Though the COVID situation continues to swirl and impact Canadian immigration matters, with new Immigration Department pronouncements and interpretations seemingly every day (about which we will provide an update soon), there is other important Canadian business immigration news, and we wish with this newsletter to update readers about one particular issue, namely, updated guidance for CETA applications.

The Canadian government has provided the following recent updates concerning CETA work permit matters:

  • Canada will continue to issue CETA work permits to UK nationals up to December 31, 2020. Given that such work permits are valid for a maximum of one year, no such work permit will be valid beyond December 31, 2021. [This fact was previously announced, but now reconfirmed.]
  • Further guidance is provided about the Offer of Employment that needs to be filed online by the ‘Employer’ in Contractual Service Provider/Independent Professional applications. The Offer is to be submitted by the Canadian entity, which is creating the need for the foreign worker.
    • This may seem simple, but often causes issues, in CETA and other non-LMIA applications. Because the government uses the term ‘Employer’ (rather than, for instance, ‘Beneficiary’), many Canadian entities are reluctant to file this information, since they may not be paying the person’s salary (or otherwise responsible for aspects of a typical employment relationship).
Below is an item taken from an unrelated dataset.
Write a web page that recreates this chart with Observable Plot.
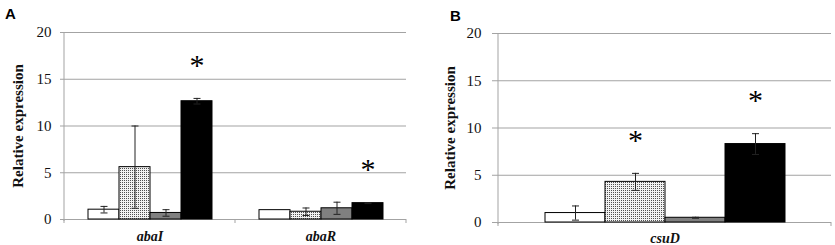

However, according to this guidance, at least in CETA cases, it should be the Canadian entity that files – even if they are not the direct ‘employers’ of the applicant in the ordinary sense.
  • With regard to Contractual Service Providers/Independent Professionals, there are variations of permitted professionals exempted from LMIAs based on sector, and specific fields as designated by National Occupational Classification (NOC) codes. The guidance in this regard has been updated, and a breakdown of which professionals may qualify for consideration in either or both of the two sub-categories can be found at https://bit.ly/3fha8zC.
    • There are particular updates here with regard to engineering and scientific technologists, which are under NOC B, unlike essentially all other categories, which are under either NOC 0 or A.
    • The breakdown found at the noted web page also shows the concordance of the NOC with its European counterpart.

COVID has not stopped the need for foreign workers. There are of course modifications and practical issues impacting applications at this time (to be discussed in a further newsletter), but those needing to access the Canadian work permit system (employer or employee) must still be aware of substantive updates, including those exemplified above.

The information in this article is for general purposes only, and not intended as legal advice for any particular situation.